* start DATASET ENTRIES *

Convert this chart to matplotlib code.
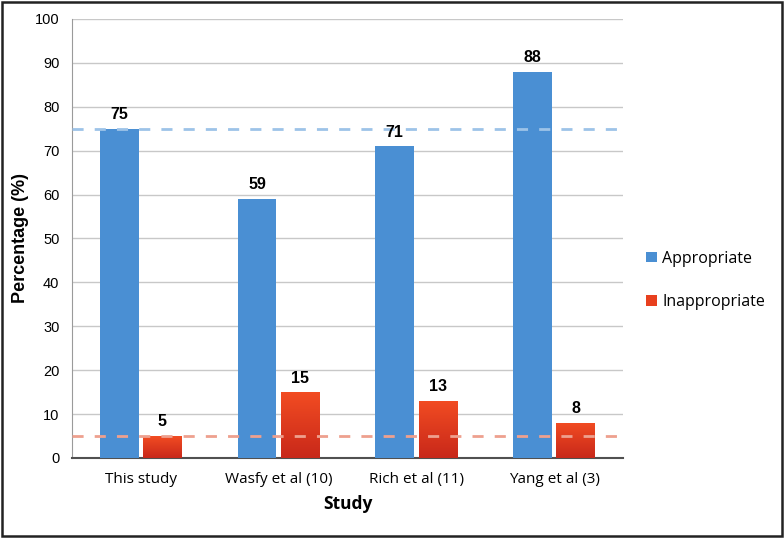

* end DATASET ENTRIES *
* start DATASET ENTRIES *

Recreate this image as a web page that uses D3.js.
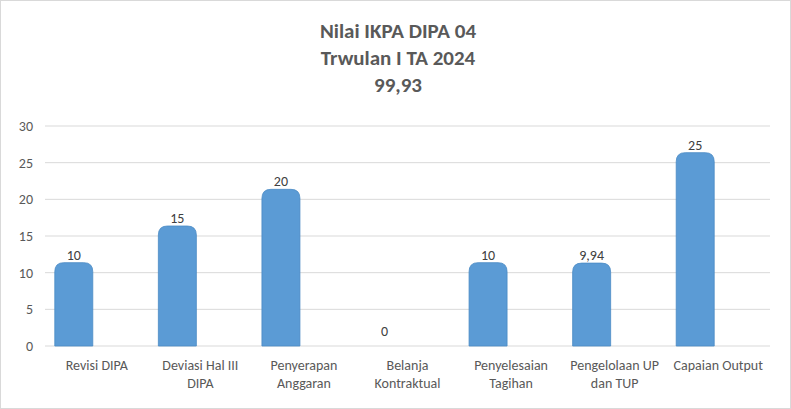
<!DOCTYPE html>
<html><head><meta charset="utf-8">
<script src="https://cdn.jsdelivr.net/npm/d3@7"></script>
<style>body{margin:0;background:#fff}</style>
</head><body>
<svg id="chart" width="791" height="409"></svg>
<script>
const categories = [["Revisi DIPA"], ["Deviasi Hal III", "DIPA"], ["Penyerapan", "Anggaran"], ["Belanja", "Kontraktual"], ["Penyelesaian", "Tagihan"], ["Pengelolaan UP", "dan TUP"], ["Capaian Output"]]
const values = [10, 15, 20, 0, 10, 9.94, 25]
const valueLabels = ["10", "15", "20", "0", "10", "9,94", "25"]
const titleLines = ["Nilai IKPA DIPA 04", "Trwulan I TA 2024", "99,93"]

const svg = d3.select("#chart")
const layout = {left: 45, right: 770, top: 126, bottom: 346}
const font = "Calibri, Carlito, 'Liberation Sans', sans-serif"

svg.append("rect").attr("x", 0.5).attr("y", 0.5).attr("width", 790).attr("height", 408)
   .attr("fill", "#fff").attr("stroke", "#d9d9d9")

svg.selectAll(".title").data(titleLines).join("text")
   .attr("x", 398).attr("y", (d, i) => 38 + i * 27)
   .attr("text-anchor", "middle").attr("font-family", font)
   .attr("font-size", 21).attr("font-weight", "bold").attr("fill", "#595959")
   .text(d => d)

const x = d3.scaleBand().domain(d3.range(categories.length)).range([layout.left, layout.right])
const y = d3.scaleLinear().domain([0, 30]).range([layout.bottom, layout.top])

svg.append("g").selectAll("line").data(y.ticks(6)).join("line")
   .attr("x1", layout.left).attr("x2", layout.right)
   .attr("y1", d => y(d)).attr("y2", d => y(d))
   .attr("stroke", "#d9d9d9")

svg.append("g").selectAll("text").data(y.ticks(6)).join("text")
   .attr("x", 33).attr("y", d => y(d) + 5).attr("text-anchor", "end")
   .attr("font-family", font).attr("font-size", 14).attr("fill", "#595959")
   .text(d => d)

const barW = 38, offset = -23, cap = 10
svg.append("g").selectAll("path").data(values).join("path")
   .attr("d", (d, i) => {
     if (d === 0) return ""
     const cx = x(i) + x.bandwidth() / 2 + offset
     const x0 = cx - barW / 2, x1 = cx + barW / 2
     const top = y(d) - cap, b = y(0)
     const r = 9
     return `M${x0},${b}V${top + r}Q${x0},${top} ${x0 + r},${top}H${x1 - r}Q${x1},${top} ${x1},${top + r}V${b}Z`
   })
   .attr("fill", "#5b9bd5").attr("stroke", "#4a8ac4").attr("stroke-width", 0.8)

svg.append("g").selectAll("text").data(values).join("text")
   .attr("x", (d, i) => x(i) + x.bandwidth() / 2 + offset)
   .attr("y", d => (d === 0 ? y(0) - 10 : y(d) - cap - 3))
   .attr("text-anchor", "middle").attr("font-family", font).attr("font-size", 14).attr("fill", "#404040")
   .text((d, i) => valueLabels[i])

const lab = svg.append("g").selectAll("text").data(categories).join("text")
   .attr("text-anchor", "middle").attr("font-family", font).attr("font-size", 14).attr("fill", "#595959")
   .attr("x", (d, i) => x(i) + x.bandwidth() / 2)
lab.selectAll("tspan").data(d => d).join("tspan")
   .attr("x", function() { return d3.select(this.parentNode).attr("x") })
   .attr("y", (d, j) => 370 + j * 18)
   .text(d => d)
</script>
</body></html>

* end DATASET ENTRIES *

* [EXERCISE TASK]: Go through the listing above and list every line that has the word "chart".

* [ANSWER IN FULL]:
Convert this chart to matplotlib code.
<svg id="chart" width="791" height="409"></svg>
const svg = d3.select("#chart")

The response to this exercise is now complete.